Required task >> Leave the pictures out and quote every line from the start of the listing to the line with "const yTickValues = [0.0, 0.2, 0.4, 0.6, 0.8, 1.0, 1.2, 1.4];", inclusive.

Supplied information >>
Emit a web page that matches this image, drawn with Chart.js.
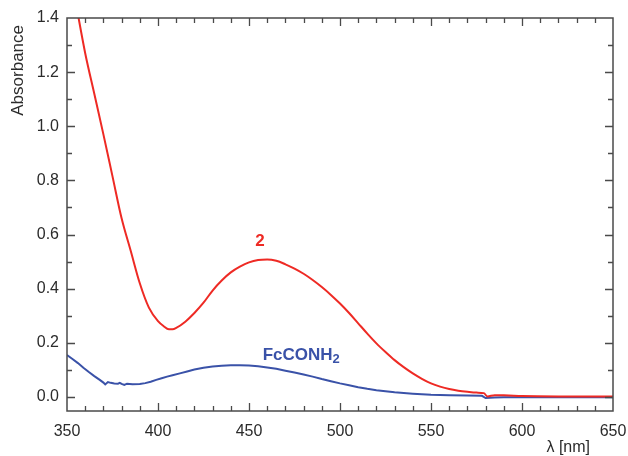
<!DOCTYPE html>
<html>
<head>
<meta charset="utf-8">
<script src="https://cdn.jsdelivr.net/npm/chart.js@4/dist/chart.umd.min.js"></script>
<style>
  body { margin: 0; background: #fff; }
  #wrap { width: 628px; height: 456px; }
</style>
</head>
<body>
<div id="wrap"><canvas id="spectra" width="628" height="456"></canvas></div>
<script>
// wavelength axis range and y ticks
const xRange = [350, 650];
const yRange = [-0.052, 1.4];
const yTickValues = [0.0, 0.2, 0.4, 0.6, 0.8, 1.0, 1.2, 1.4];

// compound 2
const lambdaRed = [350, 355, 360, 365, 370, 375, 380, 385, 390, 395, 400, 403, 406, 408, 410, 415, 420, 425, 430, 435,
  440, 445, 450, 455, 460, 465, 470, 475, 480, 485, 490, 495, 500, 505, 510, 515, 520, 525, 530, 535,
  540, 545, 550, 555, 560, 565, 570, 575, 579, 581, 585, 590, 600, 620, 650];
const absRed = [1.63, 1.45, 1.27, 1.12, 0.97, 0.815, 0.66, 0.54, 0.42, 0.33, 0.28, 0.262, 0.25, 0.25, 0.255, 0.278, 0.31, 0.348, 0.393, 0.43,
  0.46, 0.481, 0.497, 0.506, 0.508, 0.503, 0.49, 0.474, 0.455, 0.432, 0.406, 0.377, 0.345, 0.31, 0.272, 0.234, 0.198, 0.166, 0.136, 0.11,
  0.087, 0.067, 0.05, 0.038, 0.029, 0.023, 0.019, 0.016, 0.014, 0.002, 0.006, 0.006, 0.003, 0.002, 0.002];

// FcCONH2
const lambdaBlue = [350, 353, 356, 359, 362, 365, 368, 370, 371, 372.5, 374, 376, 378, 379, 380, 381.5, 383, 386, 390, 393,
  396, 399, 402, 405, 408, 412, 416, 420, 425, 430, 435, 440, 445, 450, 455, 460, 465, 470, 475, 480,
  485, 490, 495, 500, 505, 510, 515, 520, 530, 540, 550, 560, 570, 578, 580, 585, 590, 600, 650];
const absBlue = [0.155, 0.14, 0.125, 0.108, 0.092, 0.077, 0.063, 0.053, 0.046, 0.055, 0.052, 0.05, 0.049, 0.052, 0.048, 0.044, 0.049, 0.047, 0.048, 0.051,
  0.056, 0.063, 0.069, 0.075, 0.08, 0.087, 0.094, 0.101, 0.108, 0.112, 0.115, 0.117, 0.117, 0.116, 0.113, 0.109, 0.104, 0.097, 0.09, 0.083,
  0.075, 0.066, 0.058, 0.05, 0.043, 0.036, 0.03, 0.025, 0.017, 0.012, 0.008, 0.006, 0.005, 0.004, -0.004, -0.002, -0.001, -0.001, -0.001];

const redColor = '#ee2a24';
const blueColor = '#3a52a8';
const inkColor = '#2b2b2b';
const font = '"Liberation Sans", Arial, sans-serif';

function toPoints(xs, ys) {
  return xs.map((v, i) => ({ x: v, y: ys[i] }));
}

// boxed frame with inward ticks on all four sides, plus the text labels
const frameTicks = {
  id: 'frameTicks',
  afterDraw(chart) {
    const { ctx, chartArea: a, scales: { x, y } } = chart;
    ctx.save();
    ctx.strokeStyle = '#4a4a4a';
    ctx.lineWidth = 1.5;
    ctx.strokeRect(a.left, a.top, a.width, a.height);

    ctx.lineWidth = 1.3;
    ctx.beginPath();
    for (let v = xRange[0] + 10; v < xRange[1]; v += 10) {
      const px = Math.round(x.getPixelForValue(v)) + 0.5;
      const len = v % 50 === 0 ? 8 : 5;
      ctx.moveTo(px, a.bottom); ctx.lineTo(px, a.bottom - len);
      ctx.moveTo(px, a.top); ctx.lineTo(px, a.top + len);
    }
    for (let i = 0; i < 14; i++) {
      const py = Math.round(y.getPixelForValue(i / 10)) + 0.5;
      const len = i % 2 === 0 ? 8 : 5;
      ctx.moveTo(a.left, py); ctx.lineTo(a.left + len, py);
      ctx.moveTo(a.right, py); ctx.lineTo(a.right - len, py);
    }
    ctx.stroke();

    // axis titles
    ctx.fillStyle = inkColor;
    ctx.font = '16px ' + font;
    ctx.textBaseline = 'middle';
    ctx.textAlign = 'right';
    ctx.fillText('λ [nm]', a.right - 23, chart.height - 8);

    ctx.save();
    ctx.translate(18, a.top + 7);
    ctx.rotate(-Math.PI / 2);
    ctx.font = '17px ' + font;
    ctx.textAlign = 'right';
    ctx.fillText('Absorbance', 0, 0);
    ctx.restore();

    // series labels
    ctx.font = 'bold 17px ' + font;
    ctx.textAlign = 'center';
    ctx.fillStyle = redColor;
    ctx.fillText('2', x.getPixelForValue(456), y.getPixelForValue(0.574));

    ctx.fillStyle = blueColor;
    ctx.textAlign = 'left';
    const lx = x.getPixelForValue(457.5);
    const ly = y.getPixelForValue(0.155);
    ctx.fillText('FcCONH', lx, ly);
    const w = ctx.measureText('FcCONH').width;
    ctx.font = 'bold 13px ' + font;
    ctx.fillText('2', lx + w, ly + 4);
    ctx.restore();
  }
};

new Chart(document.getElementById('spectra'), {
  type: 'line',
  data: {
    datasets: [
      {
        label: '2',
        data: toPoints(lambdaRed, absRed),
        borderColor: redColor,
        borderWidth: 2,
        pointRadius: 0,
        cubicInterpolationMode: 'monotone'
      },
      {
        label: 'FcCONH2',
        data: toPoints(lambdaBlue, absBlue),
        borderColor: blueColor,
        borderWidth: 2,
        pointRadius: 0,
        tension: 0
      }
    ]
  },
  options: {
    responsive: false,
    animation: false,
    layout: { padding: { top: 18, right: 15, left: 0, bottom: 0 } },
    plugins: { legend: { display: false }, tooltip: { enabled: false } },
    scales: {
      x: {
        type: 'linear',
        min: xRange[0],
        max: xRange[1],
        grid: { display: false, drawTicks: false },
        border: { display: false },
        ticks: {
          stepSize: 50,
          padding: 11,
          color: inkColor,
          font: { family: font, size: 16 },
          maxRotation: 0
        },
        afterFit(scale) {
          scale.height = 45;
          scale.paddingLeft = 0;
          scale.paddingRight = 0;
        }
      },
      y: {
        type: 'linear',
        min: yRange[0],
        max: yRange[1],
        grid: { display: false, drawTicks: false },
        border: { display: false },
        afterBuildTicks(scale) {
          scale.ticks = yTickValues.map(v => ({ value: v }));
        },
        ticks: {
          padding: 8,
          color: inkColor,
          font: { family: font, size: 16 },
          callback: v => v.toFixed(1)
        },
        afterFit(scale) {
          scale.width = 67;
          scale.paddingTop = 0;
          scale.paddingBottom = 0;
        }
      }
    }
  },
  plugins: [frameTicks]
});
</script>
</body>
</html>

Finished answer >>
Emit a web page that matches this image, drawn with Chart.js.
<!DOCTYPE html>
<html>
<head>
<meta charset="utf-8">
<script src="https://cdn.jsdelivr.net/npm/chart.js@4/dist/chart.umd.min.js"></script>
<style>
  body { margin: 0; background: #fff; }
  #wrap { width: 628px; height: 456px; }
</style>
</head>
<body>
<div id="wrap"><canvas id="spectra" width="628" height="456"></canvas></div>
<script>
// wavelength axis range and y ticks
const xRange = [350, 650];
const yRange = [-0.052, 1.4];
const yTickValues = [0.0, 0.2, 0.4, 0.6, 0.8, 1.0, 1.2, 1.4];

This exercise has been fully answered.